The setup: Lacklustre Black spaces on campus

Many know Canada as the end of the US’ Underground Railway, with a narrative that Canada marked the ‘Promised Land’ for Black people while it was running — although slavery also existed in Canada. Black people have a long history in Toronto and make up 9.6 per cent of people in the city, according to the 2021 Toronto census

U of T does not currently publicly report on how many of its students are Black. However, multiple articles published in The Varsity by Black students discuss the lack of other Black students on campus.

According to the 2022 employment equity census, nearly seven per cent of U of T faculty identified as Black. This lack of representation manifests in the lack of Black barbershops, salons, and beauty stores around or close to the University of Toronto. Most of them are a distance away from the campus — for instance, the Curl Lounge at 623 Kingston Road and Crown and Glory at 32 Berwick Avenue.

Many still see Black hair as unprofessional. As Doyin Adeyemi wrote in her article earlier this year, “Although no explicit standard has told me to do so, I know there are ‘safe’ hair choices that make certain spaces easier.” It is a conversation that almost all aAfro-textured-haired people have to have with themselves: how do I style my hair when I go into certain spaces and how will the other people in these spaces — where I will be a minority — perceive me and my hair?

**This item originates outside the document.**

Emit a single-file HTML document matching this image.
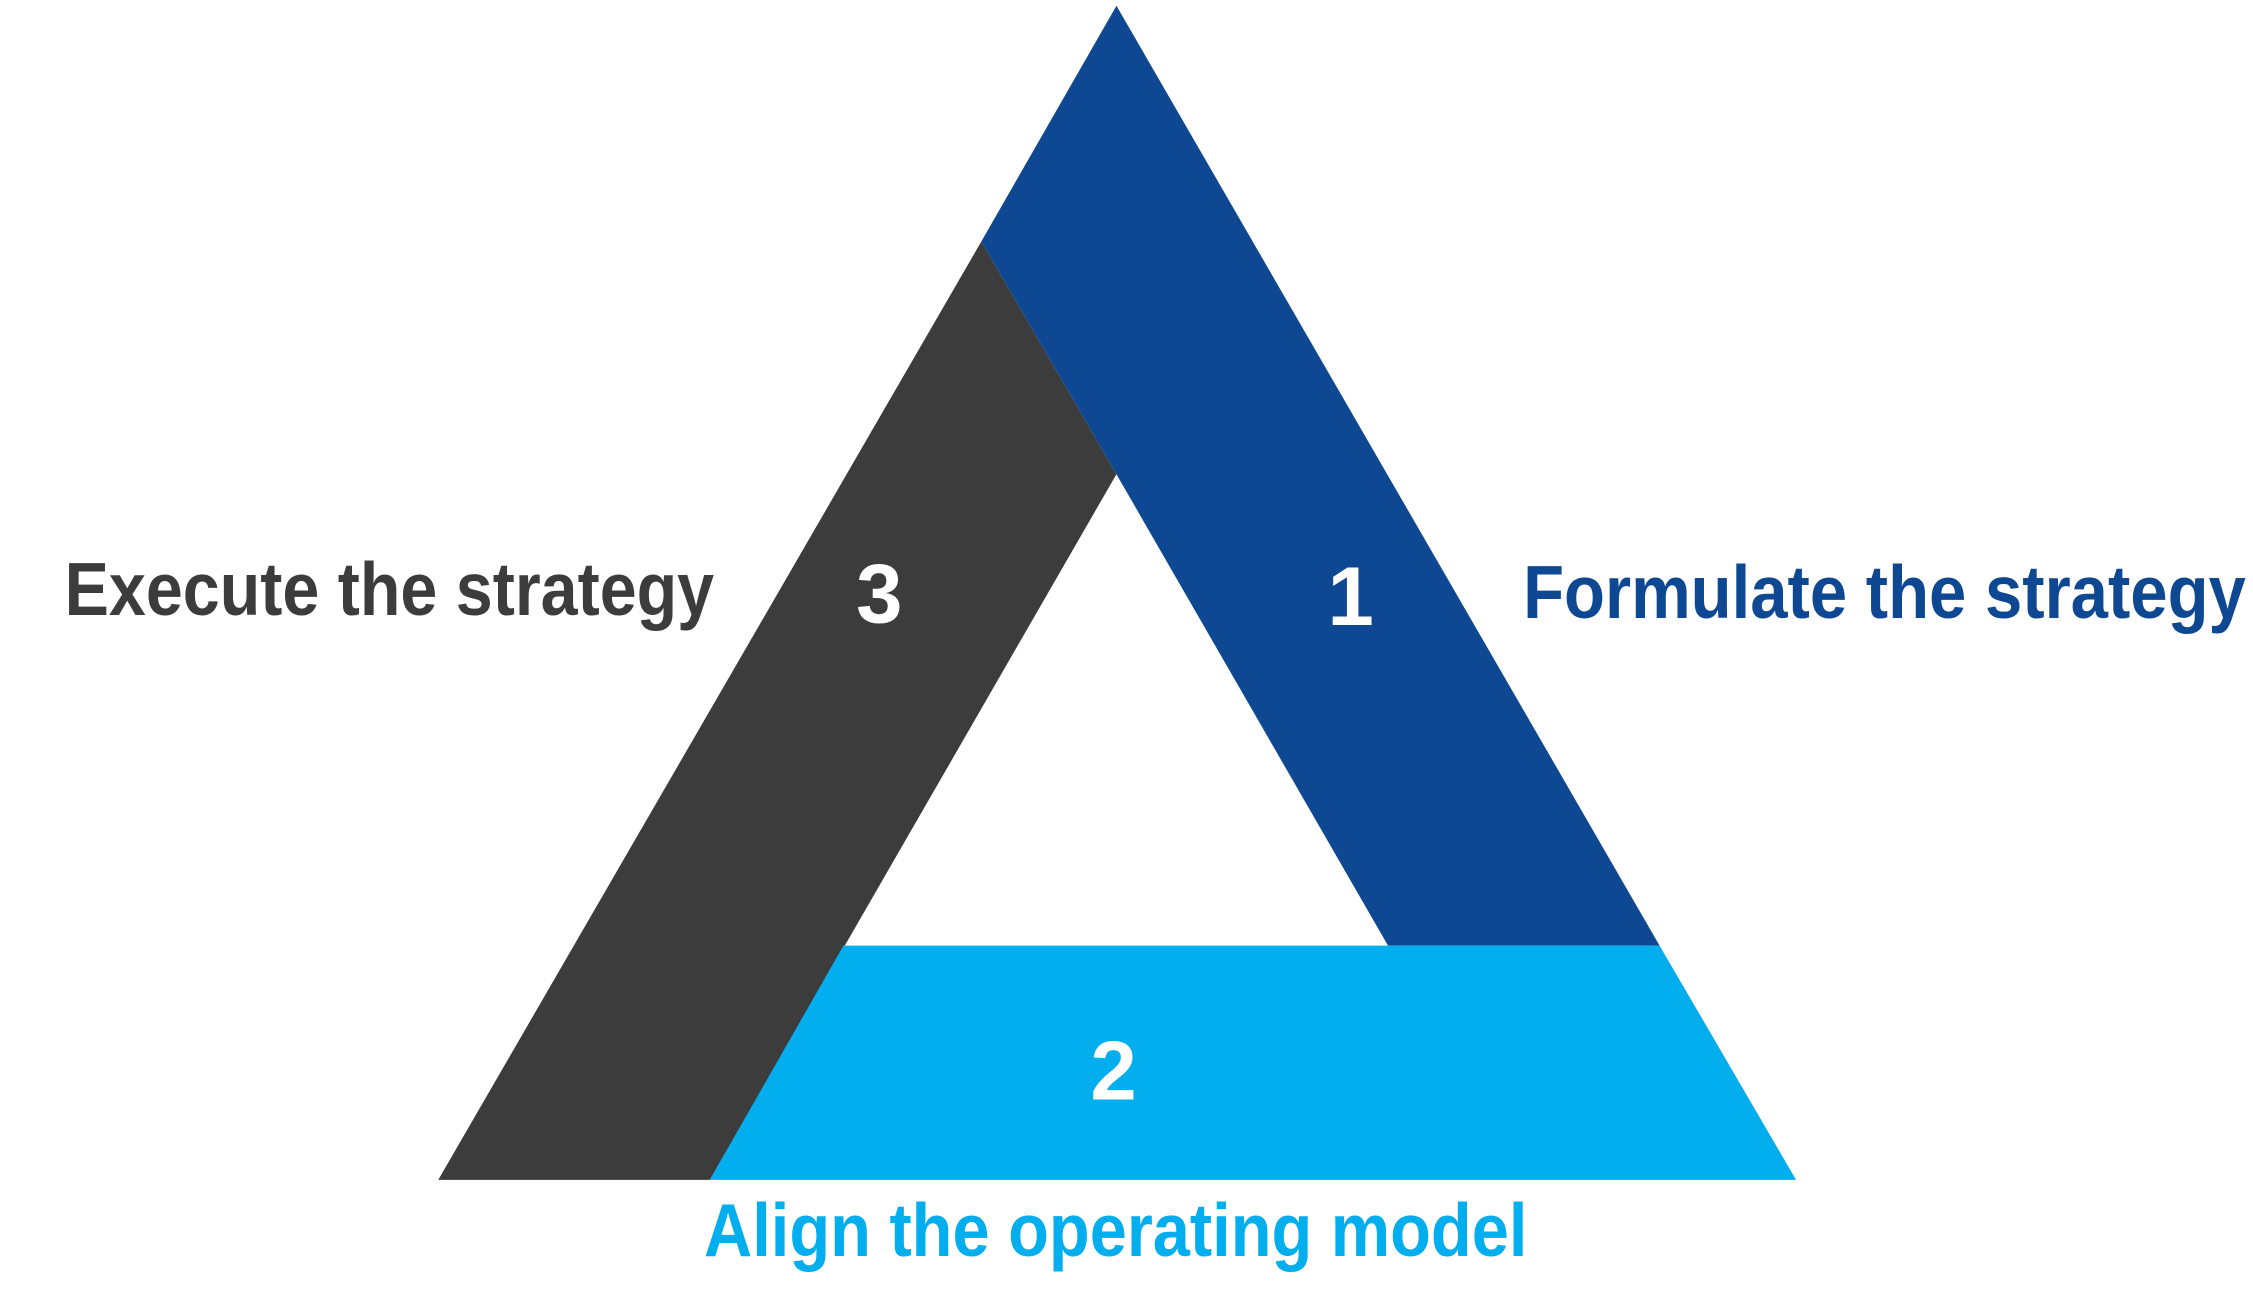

However, the creation of the Barbershop has led Black students to not only garner hair services that they previously had trouble finding on campus but also to gain a sense of community which some say they lacked before.

Creating the barbershop

Zoe Dille, manager of learning and community at Hart House, told me that Hart House created the event to foster a space for Black and racialized students, to attract Black male students to academic spaces who may be disengaged and underrepresented in them. 

When asked if she was happy with the program, Dille noted that Hart House conducted a survey on the event. The survey found that the Barbershop serves as the primary social hub for many Black students on campus, facilitating their engagement with one another. She says this was the ultimate goal: to get folks to know they belong.

Music flooded through the open doors of the Committee Room on the second floor of Hart House when I arrived. The room was small but filled with a handful of students, predominantly Black students. In the one barber chair sat Elijah Gyansa — a fourth-year majoring in global health and immunology and a two-year frequenter of the Barbershop — who was getting his bi-weekly trim when I walked in. 

“It’s amazing to come here and have somebody that looks like me taking care of my hair and understanding it,” said Gyansa. “It creates a natural space for students to come together without any barriers.”

He said that the lack of barriers opens up the conversation where the students can talk about the hardships they have faced. He said that the Barbershop, along with other such programs and events, “is vital for Black students because it creates a sense of belonging” and that, “without this, I wouldn’t have made as many friends.”

My last question for Gyansa asked about his experiences as a Black student with Aafro-textured hair on campus. “I think my academic career has been unfortunately similar to other Black students. It is hard to move forward when people do not look like you — you feel the need to exceed expectations… Unfortunately, sometimes we [only] see Black students in arts or sports. But we’re more than that. We exist outside of that.”

The barbershop will start up again in the next academic school year.

Editor’s note (April 17): This article has been updated to reflect that The Varsity interviewed Zoe Dille, not Janine Raftopoulos. The Varsity regrets this error.